Corona hat viele Diskussionen aufgeworfen und zahlreiche Fehler in unserem österreichischen System sichtbar gemacht, vor allem aber ein Thema, das sonst kaum große Aufmerksamkeit bekommt, ein bisschen mehr in den Fokus gerückt: Armut.
Rund 1,5 Millionen Österreicher haben ein Einkommen unter der Armutsgrenze und sind daher armuts- und ausgrenzungsgefährdet. Von diesen rund 17 Prozent unserer Bevölkerung sind 330.000 Betroffene Kinder, rund 240.000 Menschen davon sind materiell erheblich benachteiligt. Für die, die dies nicht betrifft, ist eine solche Situation kaum vorstellbar. Noch schwieriger ist es, dafür die richtigen Worte zu finden oder gar in eine Diskussion darüber einzusteigen. Ich wage es trotzdem.

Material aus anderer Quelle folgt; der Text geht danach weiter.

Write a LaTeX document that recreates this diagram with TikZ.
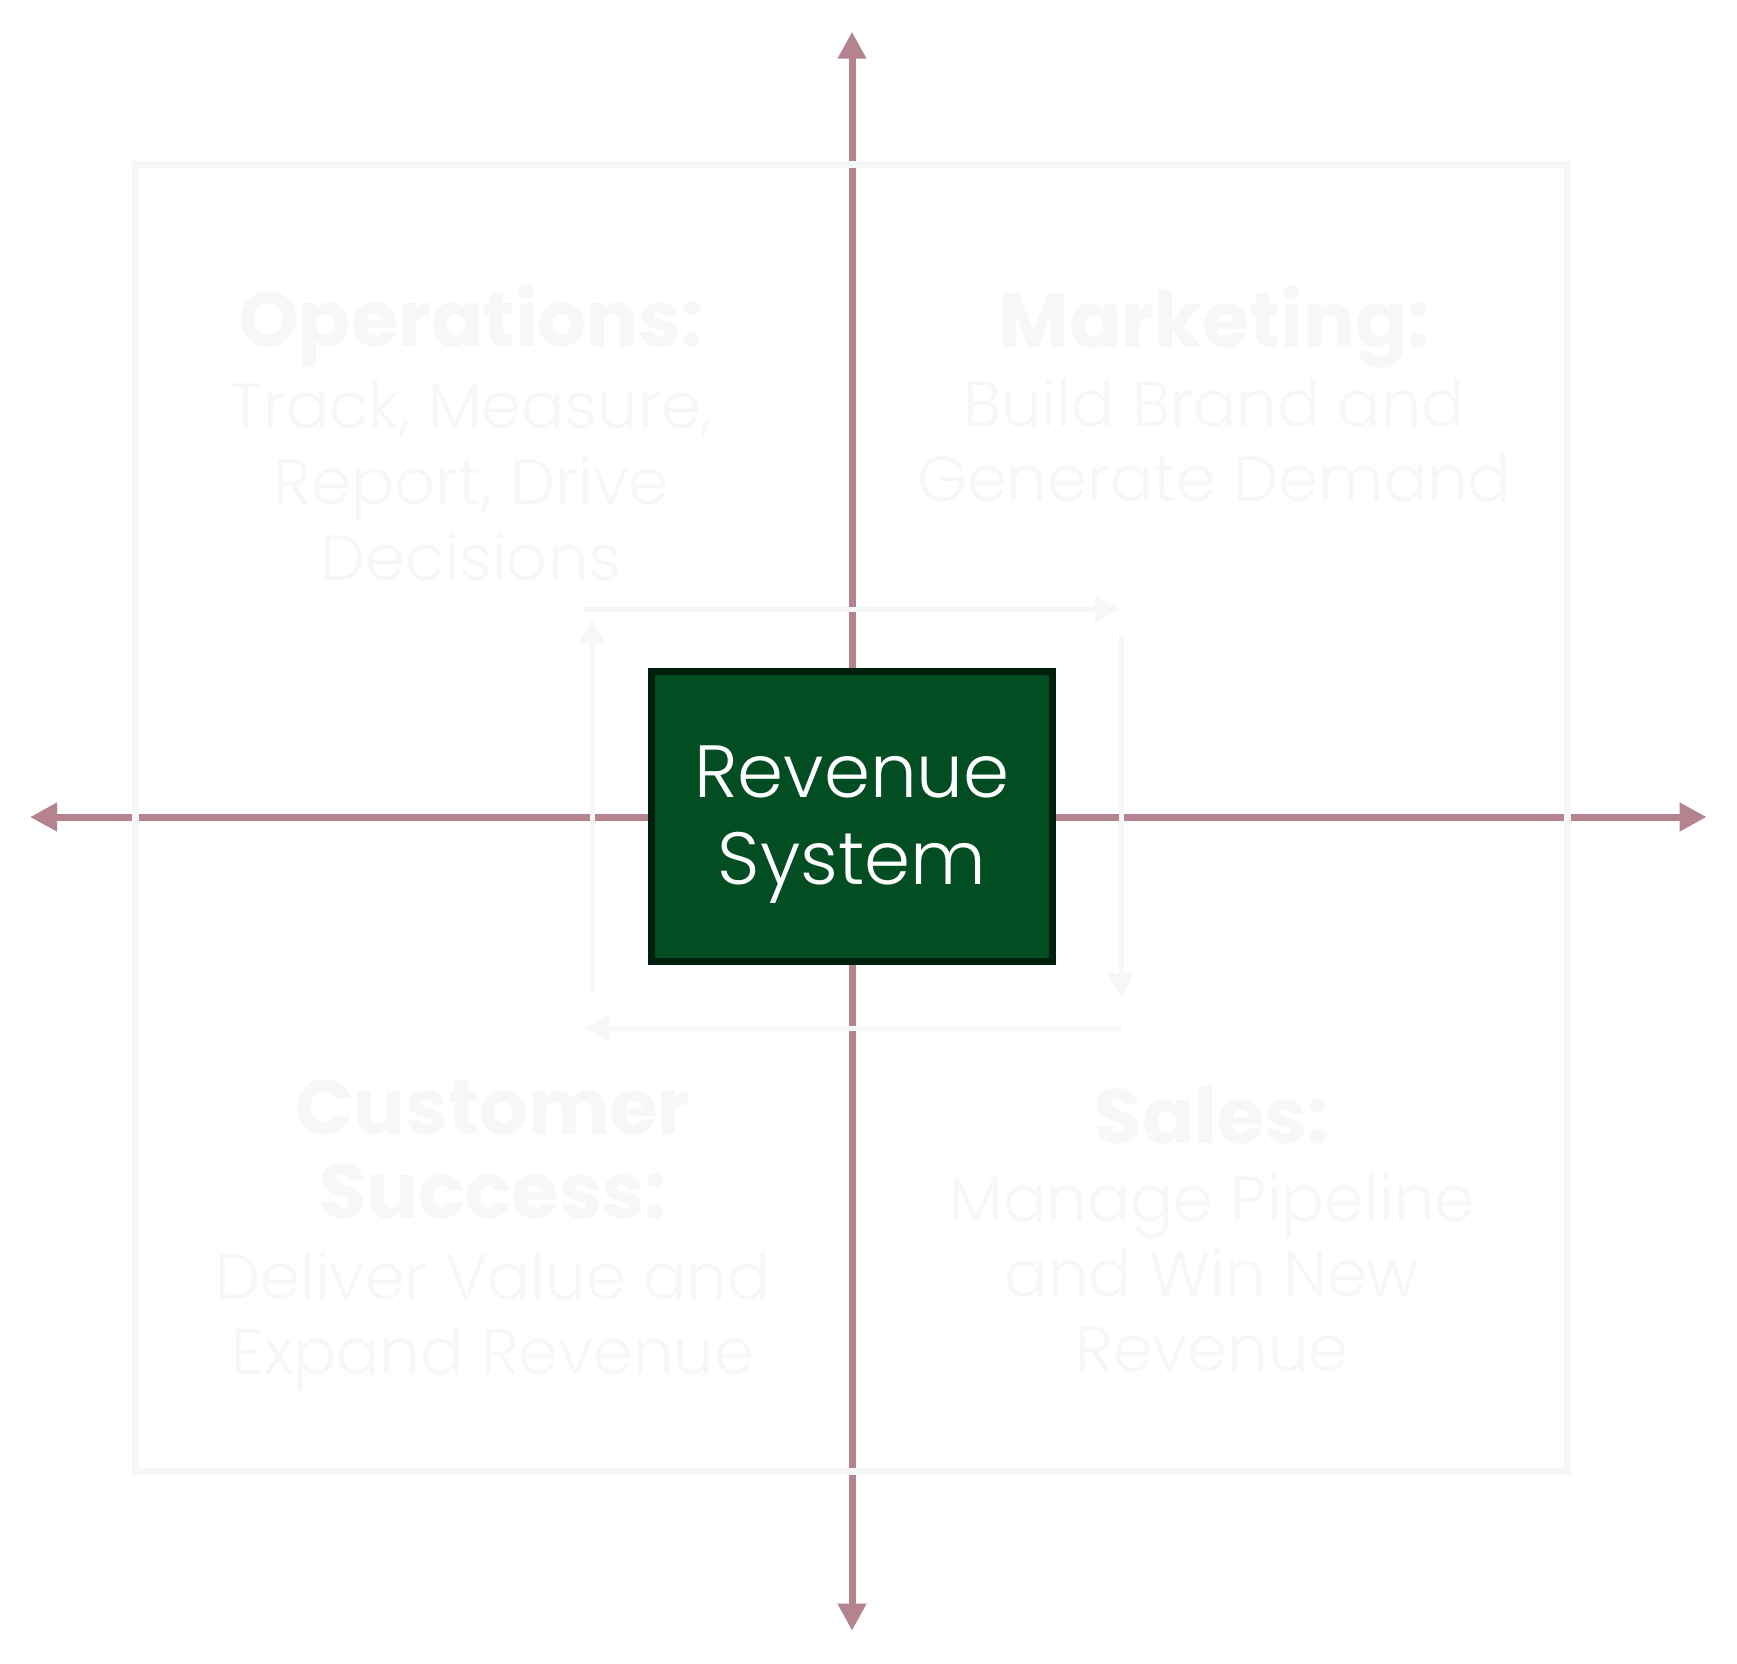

Während und auch nach dem Lockdown war ich unglaublich dankbar, in Österreich leben zu dürfen. In dieser Ausnahmesituation ist mir, nicht zuletzt auch aufgrund der Berichte meiner im Ausland lebenden Freunde, wieder bewusst geworden, wie wichtig sozialer Frieden und ein Mindestmaß an Versorgung der Ärmsten für eine funktionierende Gesellschaft sind. Wenn dieses Netz reißt und die Situation der Schwächsten vom gerade noch Möglichen ins Unmögliche kippt, dann sind Pandemien nicht unser einziges Problem – wobei ich hier nicht missverstanden werden möchte, ich propagiere nicht „gerade noch“, sondern plädiere für eine menschenwürdige Absicherung der Schwächsten.
Ich bin der Auffassung, dass – sollte es aufgrund steigender Notsituationen mehr an öffentlichen Geldern benötigen – durchaus alle, denen es besser geht, einen Beitrag leisten sollen. Höhere oder neue Steuern auf Erbschaften über einer Million oder auf Vermögen sind für den Erhalt der allgemeinen Sicherheit für mich durchaus gerechtfertigt, selbst dann, wenn ich es mir leisten kann, meine Familie und mein Vermögen um ein vielfaches günstiger mit privaten Sicherheitsfirmen oder ähnlichem zu schützen. Ich denke, dass zu einem menschenwürdigen Leben auch gehört, als Betroffener von Armut nicht bei Communitys oder Wohltätigkeitsorganisationen um Hilfe bitten zu müssen, sondern dies eine Aufgabe des Staates sein muss.
Zurecht wird kritisiert, dass der Großteil der Betroffenen die privaten Mieten kaum bis gar nicht zahlen kann. Geforderte Mietzinsobergrenzen am privaten Wohnungsmarkt sind hier – richtig zu Ende gedacht – aber keine praktikable Lösung. Und nein, ich sage das nicht als Bauträger, sondern als vermögender Bürger. Denn: Generelle Preisobergrenzen bedeuten gleichzeitig immer eine Reduzierung der Steuereinnahmen.
Wann immer ich diesen Punkt aufwerfe, wird mir unterstellt, ich würde nur an meine unternehmerischen Einnahmen denken. Ein Einwand, der leider sehr viel über die Werte des Gegenübers aufzeigt. Mir ist es durchaus etwas wert, dass alle, besonders die Kinder, in unserem Land menschenwürdig und friedlich zusammenleben – sei es durch Vermögenssteuern oder wo auch immer Bestgestellte sinnvoll einen Beitrag leisten können. Gleichzeitig braucht es eine strenge Kontrolle, dass durch solche Steuereinnahmen finanzierte gemeinnützige Güter auch tatsächlich den sozial Benachteiligten zugutekommen. Nur zur Erinnerung: 60 Prozent aller Wohnungen am österreichischen Wohnungsmarkt sind gemeinnützig. Wieso bleiben dann die ärmsten 17 Prozent durch Mieten auf der Strecke?
Ich ersuche benachteiligte Menschen in unserem Land eindringlich, ihre Forderungen zu überprüfen und sich nicht durch politisch strategische Kommunikation vom Wesentlichen ablenken zu lassen.
Sozialer Frieden kann nur gelingen, wenn wir zusammen das Richtige wollen. Ich wäre sofort dabei!